Nunca,
porventura, como hoje, se falou tanto de democracia. Nem as liberdades cívicas
e políticas foram tão enfaticamente proclamadas. Umas e outras são apresentadas
como a “coroação” do devir social e político da Humanidade, como se do fim da
história se tratasse e, em seu nome, se têm desencadeado as maiores
barbaridades e se oprimem povos e nações...
E,
entretanto, na “teatralização” da democracia, vicejam por todo o mundo os
valores do mercado e prospera o poder dos interesses económicos e financeiros do
capitalismo mundial.
Claro que
a democracia representativa tem inquestionável valor intrínseco, que importa
defender e aprofundar.
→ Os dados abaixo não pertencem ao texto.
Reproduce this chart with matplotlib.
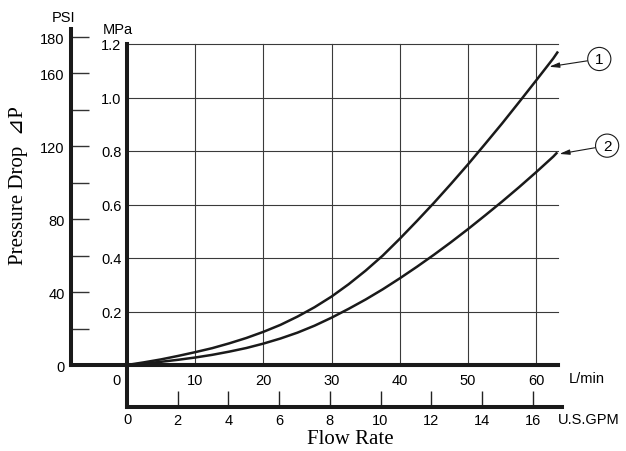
import matplotlib
matplotlib.use("Agg")
import matplotlib.pyplot as plt

# ---- data ----
flow1 = [0, 2.5, 5, 7.5, 10, 12.5, 15, 17.5, 20, 22.5, 25, 27.5, 30, 32.5, 35, 37.5,
         40, 42.5, 45, 47.5, 50, 52.5, 55, 57.5, 60, 62.5, 63.2]          # L/min
drop1 = [0, 0.010, 0.021, 0.034, 0.048, 0.063, 0.081, 0.101, 0.124, 0.150, 0.181,
         0.216, 0.256, 0.302, 0.353, 0.409, 0.472, 0.538, 0.606, 0.677, 0.750, 0.826,
         0.903, 0.983, 1.064, 1.146, 1.172]                                # MPa
flow2 = [0, 2.5, 5, 7.5, 10, 12.5, 15, 17.5, 20, 22.5, 25, 27.5, 30, 32.5, 35, 37.5,
         40, 42.5, 45, 47.5, 50, 52.5, 55, 57.5, 60, 62.5, 63.1]
drop2 = [0, 0.0055, 0.012, 0.0195, 0.028, 0.038, 0.050, 0.0635, 0.080, 0.099, 0.121,
         0.147, 0.177, 0.210, 0.245, 0.283, 0.324, 0.367, 0.412, 0.459, 0.508, 0.559,
         0.611, 0.665, 0.721, 0.779, 0.795]

lmin_ticks = [10, 20, 30, 40, 50, 60]
mpa_ticks = [0.2, 0.4, 0.6, 0.8, 1.0, 1.2]
mpa_labels = ["0.2", "0.4", "0.6", "0.8", "1.0", "1.2"]
psi_ticks = [0, 20, 40, 60, 80, 100, 120, 140, 160, 180]
psi_labels = ["0", "", "40", "", "80", "", "120", "", "160", "180"]
gpm_ticks = [2, 4, 6, 8, 10, 12, 14, 16]
gpm_labels = ["2", "4", "6", "8", "10", "12", "14", "16"]

W, H = 626, 452
fig = plt.figure(figsize=(W / 100, H / 100), dpi=100)
SANS = "Liberation Sans"
SERIF = ["Liberation Serif", "DejaVu Serif", "DejaVu Sans"]
FS = 10.5
INK = "#1a1a1a"
THICK = 2.9


def rect(l, r, t, b):
    return [l / W, 1 - b / H, (r - l) / W, (b - t) / H]


# PSI axis (behind)
axp = fig.add_axes(rect(71, 558, 30, 366))
axp.set_facecolor("none")
axp.set_ylim(0, 184.4)
axp.set_xlim(0, 1)
for s in ["top", "right"]:
    axp.spines[s].set_visible(False)
for s in ["left", "bottom"]:
    axp.spines[s].set_linewidth(THICK)
    axp.spines[s].set_color(INK)
axp.set_xticks([])
axp.set_yticks(psi_ticks)
axp.set_yticklabels(psi_labels, fontsize=FS, family=SANS)
axp.tick_params(axis="y", direction="in", length=13, width=1.0, color="#333333", pad=4.5)

# GPM axis
axg = fig.add_axes(rect(127, 562, 366, 408))
axg.set_facecolor("none")
axg.set_xlim(0, 435 / 25.35)
axg.set_ylim(0, 1)
for s in ["top", "right"]:
    axg.spines[s].set_visible(False)
for s in ["left", "bottom"]:
    axg.spines[s].set_linewidth(THICK)
    axg.spines[s].set_color(INK)
axg.set_yticks([])
axg.set_xticks(gpm_ticks)
axg.set_xticklabels(gpm_labels, fontsize=FS, family=SANS)
axg.tick_params(axis="x", direction="in", length=11.5, width=1.0, color="#222222", pad=4)
axg.text(0, -0.12, "0", transform=axg.get_xaxis_transform(), ha="center", va="top",
         fontsize=FS, family=SANS)

# main axes
ax = fig.add_axes(rect(127, 558, 45, 366))
ax.set_facecolor("none")
ax.set_xlim(0, 431 / 6.82)
ax.set_ylim(0, 1.2)
for s in ["top", "right"]:
    ax.spines[s].set_visible(False)
for s in ["left", "bottom"]:
    ax.spines[s].set_linewidth(THICK)
    ax.spines[s].set_color(INK)
ax.set_xticks(lmin_ticks)
ax.set_xticklabels([str(v) for v in lmin_ticks], fontsize=FS, family=SANS)
ax.set_yticks(mpa_ticks)
ax.set_yticklabels(mpa_labels, fontsize=FS, family=SANS)
ax.tick_params(length=0)
ax.tick_params(axis="x", pad=5.5)
ax.tick_params(axis="y", pad=4)
ax.grid(True, color="#3a3a3a", lw=0.8)
for gl in ax.get_ygridlines() + ax.get_xgridlines():
    gl.set_clip_on(False)
ax.text(-1.5, -0.025, "0", transform=ax.get_xaxis_transform(), ha="center", va="top",
        fontsize=FS, family=SANS)

ax.plot(flow1, drop1, color=INK, lw=1.8, solid_capstyle="butt", clip_on=False, zorder=5)
ax.plot(flow2, drop2, color=INK, lw=1.8, solid_capstyle="butt", clip_on=False, zorder=5)

ap = dict(arrowstyle="-|>,head_length=0.55,head_width=0.14", color=INK, lw=0.8,
          shrinkA=0, shrinkB=0)
bb = dict(boxstyle="circle,pad=0.3", fc="white", ec=INK, lw=0.8)
ax.annotate("1", xy=(61.9, 1.115), xytext=(69.25, 1.144), textcoords="data",
            ha="center", va="center", fontsize=11, family=SANS, bbox=bb,
            arrowprops=ap, annotation_clip=False)
ax.annotate("2", xy=(63.4, 0.789), xytext=(70.4, 0.82), textcoords="data",
            ha="center", va="center", fontsize=11, family=SANS, bbox=bb,
            arrowprops=ap, annotation_clip=False)

# unit and axis labels
def ftext(x, y, s, **kw):
    fig.text(x / W, 1 - y / H, s, **kw)

ftext(64, 18, "PSI", ha="center", va="center", fontsize=FS, family=SANS)
ftext(118, 30, "MPa", ha="center", va="center", fontsize=FS, family=SANS)
ftext(569, 379, "L/min", ha="left", va="center", fontsize=FS, family=SANS)
ftext(558, 420, "U.S.GPM", ha="left", va="center", fontsize=FS, family=SANS)
ftext(350, 440, "Flow Rate", ha="center", va="center", fontsize=15, family=SERIF)
ftext(19, 186, "Pressure Drop  \u22bfP", ha="center", va="center", fontsize=15,
      family=SERIF, rotation=90)

fig.savefig("out.png", dpi=100)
A questão, porém, é o reconhecimento cada vez mais
amplo, até por pessoas insuspeitas de partilharem ideias revolucionárias, que
afirmam ser muito ténue “a ligação do
capitalismo à democracia” e cépticos se interrogam “se a democracia é compatível com os valores do mercado".
Esta será,
portanto, nos dias de hoje uma contradição fundamental do capitalismo, enquanto
sistema social dominante – por um lado, a proclamação enfática dos valores da
liberdade e da democracia; e, por outro lado, os constrangimentos cada vez
maiores dos direitos individuais e colectivos dos cidadãos.
Neste
contexto, é reconhecida a indiscutível “plasticidade” do sistema capitalista,
quer dizer, a sua permanente adequação às condições históricas concretas. Nesta
perspectiva, a dominação capitalista não se exerce, presentemente, através da derrogação
ostensiva dos direitos, liberdades e garantias, como nos regimes fascistas e
protofascistas; pelo contrário, os direitos, liberdades e garantias individuais
constituem acerbo histórico da Europa e do chamado mundo ocidental e, enquanto tais,
são híper valorizados em termos de ideologia.
Porém, é cada
vez mais evidente que os Estados democráticos - que historicamente constituem o
suporte da cidadania e dos direitos individuais e colectivos – estão cada vez
mais condicionados pelos objectivos e pela lógica do capitalismo global.
Na
realidade, como bem se sabe, a lógica do dinheiro e do lucro não se
compatibiliza muito bem com as “minudências” da democracia.
Na óptica
do capitalismo dominante, é sobre os trabalhadores e os direitos sociais, tão
penosamente conquistados, que devem recair os custos da recuperação da
económica e de auto reprodução do sistema. Sempre assim foi.
A novidade
será a “violência da receita” e o
fosso, cada vez maior, das desigualdades económicas e sociais que semelhante
receita provoca e o consequente mal-estar social que atinge as sociedades ditas
democráticas.
Nesta perspectiva, o que poderemos ardentemente desejar é que ao sistema capitalista aconteça o mesmo que aconteceu ao “cavalo do inglês” que, coitado, morreu da cura e não da doença.